US prime money market fund (MMF) exposures to Eurozone banks declined moderately as of end-May 2012, according to a new report by Fitch Ratings. Eurozone exposures account for approximately 12% of total MMF assets in Fitch’s sample.
MMF exposures to Eurozone banks have fluctuated within a fairly narrow range over the past few months, averaging approximately 12% since end-November 2011. This trend followed a sharp decline in the second half of 2011.
This relative stability is consistent with Fitch’s prior view that MMF allocations to Eurozone banks are unlikely to retrace their mid-2011 levels, a ‘partial disengagement’ stemming both from ongoing MMF risk aversion to this sector as well as heightened caution by some European banks and their regulators on the use of this potentially volatile form of funding.
‘The slight increase of MMF allocations to Eurozone banks during the first two months of 2012 proved short-lived as positive momentum from policy actions gave way to ongoing investor concern about the region,’ says Robert Grossman (pictured), Managing Director and head of Fitch’s Macro Credit Research team.

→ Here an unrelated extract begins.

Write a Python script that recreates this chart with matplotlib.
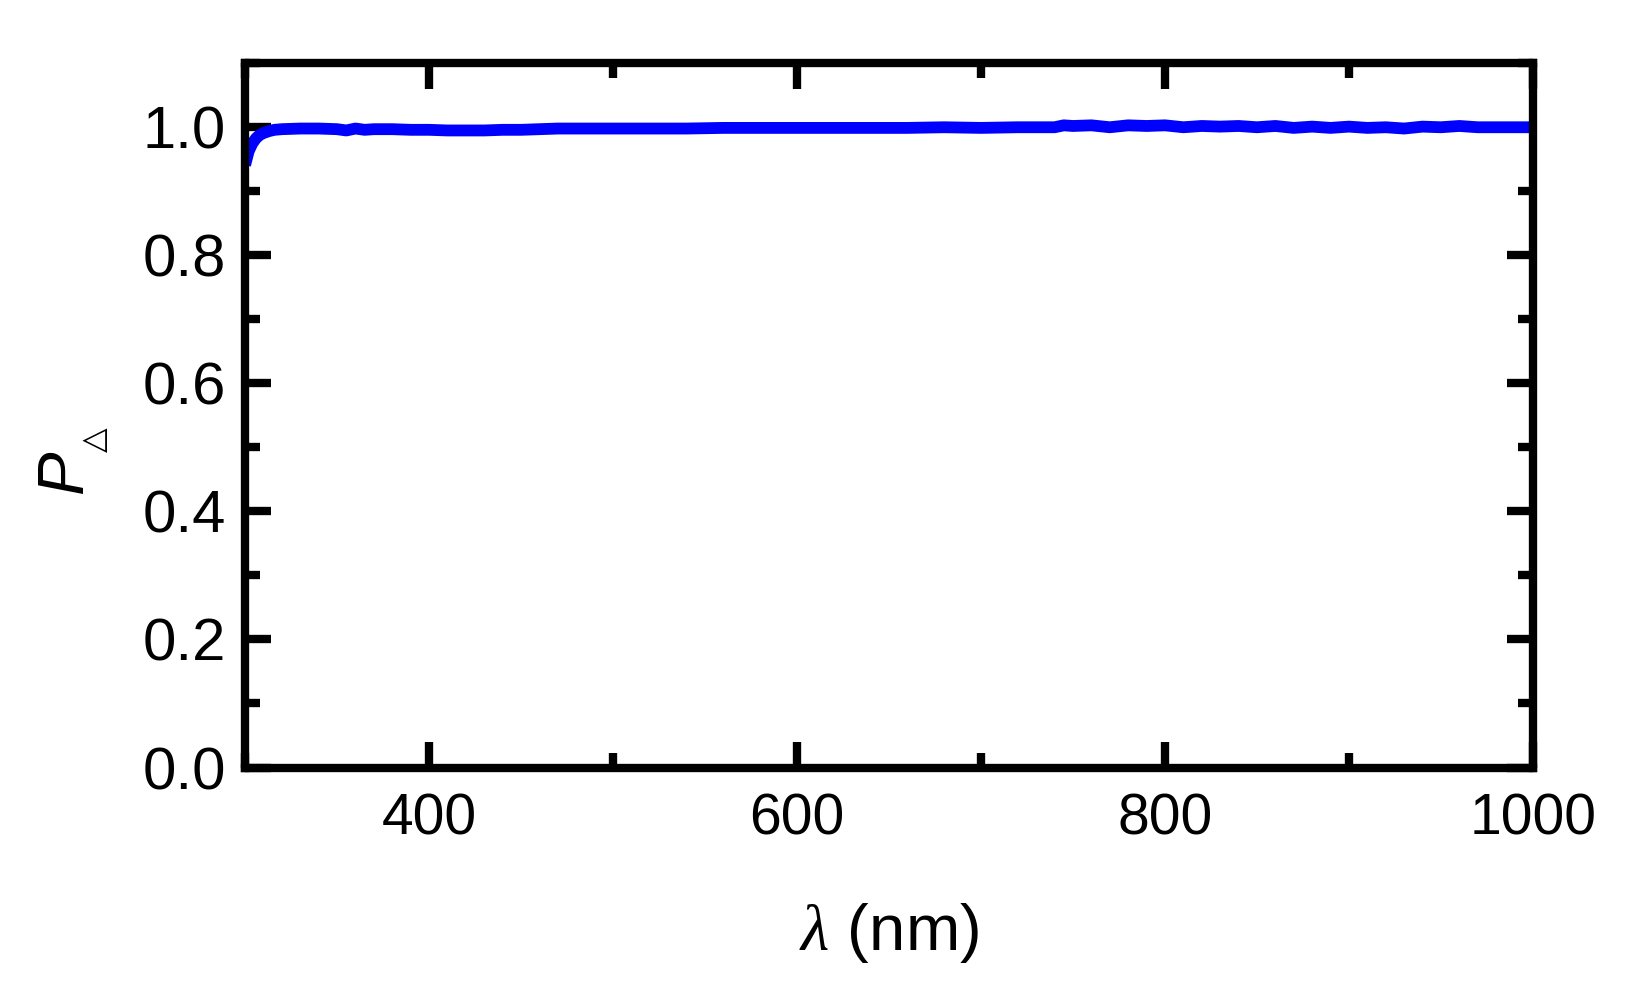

According to Fitch Solutions indices, CDS spreads for European banks tightened in the first few months of 2012, during which MMF allocations to Eurozone banks began to increase from their year-end 2011 low. Roughly 10% of MMF assets in Fitch’s sample are in the form of repos collateralised by Treasuries and Agencies, indicating in effect that more than 30% of MMF assets represent Treasury and Agency exposure when direct holdings are also considered. For the first time, Fitch’s study provides time series data on the share of repos that are collateralised by Treasury and Agency securities.